İş yaptığınız kişiler ya da iş hayatı sizden kesinlik istemez aslında. İş bitiricilik ister, başarı ve kazanma ister. Maalesef biz bu kavramları 'netlikle' karıştırıyoruz. Fazla katı olmak ya da net olmak sizi risklerden, başarısızlığın ağır sonuçlarından koruyamaz. Unutmayın yaptığınız şey işe yaramıyorsa hedefinizi değil, yönteminizi değiştirmelisiniz. Hedefiniz somut bir şey olmak zorunda değil, belirsiz olabilir ama aslında değildir. Çünkü hedefiniz başarmak, kazanmak ve kazandırmaktır. Kalıcı olmak, büyümektir. Güçlü olmaktır. Bu saydıklarımın hepsi hedefiniz ve belirsiz kavramlar da değildir. Şunu demeye çalışıyorum sizlere; hedefinizi ya da hayalinizi somut bir cümleye dönüştürmek ya da somutlaştırmak zorunda değilsiniz. Bırakın o kısım belirsiz yani dağınık kalsın. Önemli olan başarmak istemeniz. Kazanan ve kazandıran olmanız. İşte bu hedef için tüm yöntemlerinizi değiştirebilmenizi sağlayan şey belirsizliktir. Bilmemenizdir. Bilmemek, belirsizlik bu anlamda güvenlidir. Sizi güvende tutar çünkü değişime yani değiştirmeye açık hale getiren bu belirsizlik durumudur.

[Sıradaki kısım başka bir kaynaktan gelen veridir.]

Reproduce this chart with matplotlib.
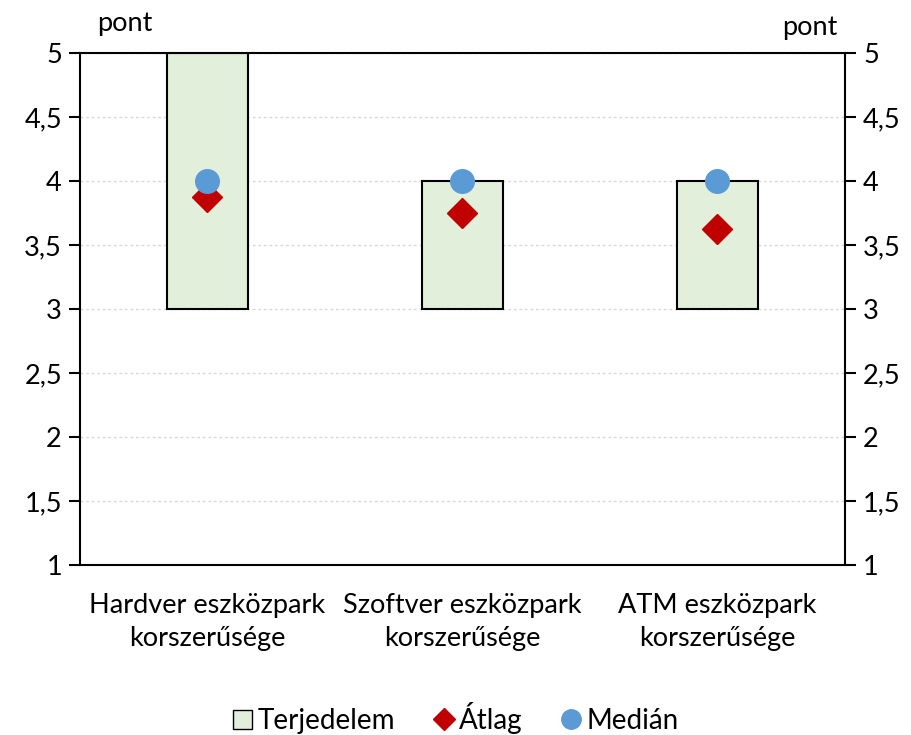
import matplotlib

matplotlib.use("Agg")
import matplotlib.pyplot as plt
from matplotlib.lines import Line2D
from matplotlib.patches import Patch
import numpy as np

categories = ["Hardver eszközpark\nkorszerűsége", "Szoftver eszközpark\nkorszerűsége", "ATM eszközpark\nkorszerűsége"]
range_low = [3, 3, 3]
range_high = [5, 4, 4]
mean_values = [3.875, 3.75, 3.625]
median_values = [4, 4, 4]
y_ticks = [1, 1.5, 2, 2.5, 3, 3.5, 4, 4.5, 5]
y_tick_labels = ["1", "1,5", "2", "2,5", "3", "3,5", "4", "4,5", "5"]

plt.rcParams["font.family"] = ["Lato", "DejaVu Sans"]
plt.rcParams["font.size"] = 19.5

fig = plt.figure(figsize=(9.12, 7.35), dpi=100)
ax = fig.add_axes([80 / 912, 170 / 735, 765 / 912, 512 / 735])

x = np.arange(len(categories))
heights = np.array(range_high) - np.array(range_low)
ax.bar(x, heights, bottom=range_low, width=0.314, color="#E2EFDA",
       edgecolor="black", linewidth=1.5, zorder=2)
ax.plot(x, mean_values, linestyle="none", marker="D", markersize=15,
        color="#C00000", zorder=3)
ax.plot(x, median_values, linestyle="none", marker="o", markersize=17,
        color="#5B9BD5", zorder=4)

ax.set_xlim(-0.5, 2.5)
ax.set_ylim(1, 5)
ax.set_yticks(y_ticks)
ax.set_yticklabels(y_tick_labels)
ax.set_xticks(x)
ax.set_xticklabels(categories, linespacing=1.42)
ax.tick_params(axis="x", length=0, pad=20)
ax.tick_params(axis="y", length=8, width=1.5, direction="out", pad=5,
               right=True, labelright=True)
ax.grid(axis="y", color="#D9D9D9", linestyle=(0, (2, 2)), linewidth=1, zorder=0)
for spine in ax.spines.values():
    spine.set_linewidth(1.5)

fig.text(97 / 912, 1 - 24 / 735, "pont", ha="left", va="center", fontsize=19.5)
fig.text(838 / 912, 1 - 28 / 735, "pont", ha="right", va="center", fontsize=19.5)

handles = [
    Patch(facecolor="#E2EFDA", edgecolor="black", linewidth=1),
    Line2D([], [], linestyle="none", marker="D", markersize=11, color="#C00000"),
    Line2D([], [], linestyle="none", marker="o", markersize=14, color="#5B9BD5"),
]
fig.legend(handles, ["Terjedelem", "Átlag", "Medián"], loc="center",
           bbox_to_anchor=(0.5, 1 - 718 / 735), ncol=3, frameon=False,
           handlelength=0.7, handleheight=0.7, handletextpad=0.2,
           columnspacing=1.4, fontsize=20)

fig.savefig("out.png", dpi=100)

Bırakın gelecekte kendinizi nerede gördüğünüzü, hayal kurma özgürlüğüne şu anda sahipsiniz. Şimdiyi kullanın, şimdiyi kaçırmayın. Belirsizliğin, bilmemenin tadını çıkarın. Emin olmamak güvenli bu size bir lutuf aslında. Kaybedecek bir durumun olmadığının, her zaman bir seçenek ve alternatiflerin olduğunun göstergesidir. Sizi rahatlatır, strese sokmaz ve perspektifinizi genişletir.
Bir ressam tuvalin karşısına geçmeden önce ne çizeceğini bilmez. Resim bittiğinde de 'fırça çizdi, ellerim bu yolculuğa eşlik etti' der. 'Tuval ise artık zihnimde' diye de ekler... Ortaya çıkan da her koşulda bir sanat eseridir. Çünkü başarı için bir kişinin takdir etmesi yeterlidir. O tek kişi sayesinde adı başarı olur zaten. Sanatçılar bu belirsizliğin güvenli olduğunu bildikleri için kalıcı olmuşlardır. Hayalleri hayat bulmuştur.
Belirsizlik güvenli, bilmemek güvenli, emin olmamak güvenli. Tersi de güvenli. Bunun tek bir doğrusu yok, çünkü hayatın tek doğrusu yok. Hayat doğrular ve yanlışlar bütünü. Tabii eklemek isterim; kime göre ve neye göre olduğu değişir. Çünkü her şey değişir ve aslında her şey biraz belirsizdir, bilinmezdir.
Günün sonunda güvenin kaynağı güvensizlik değil midir?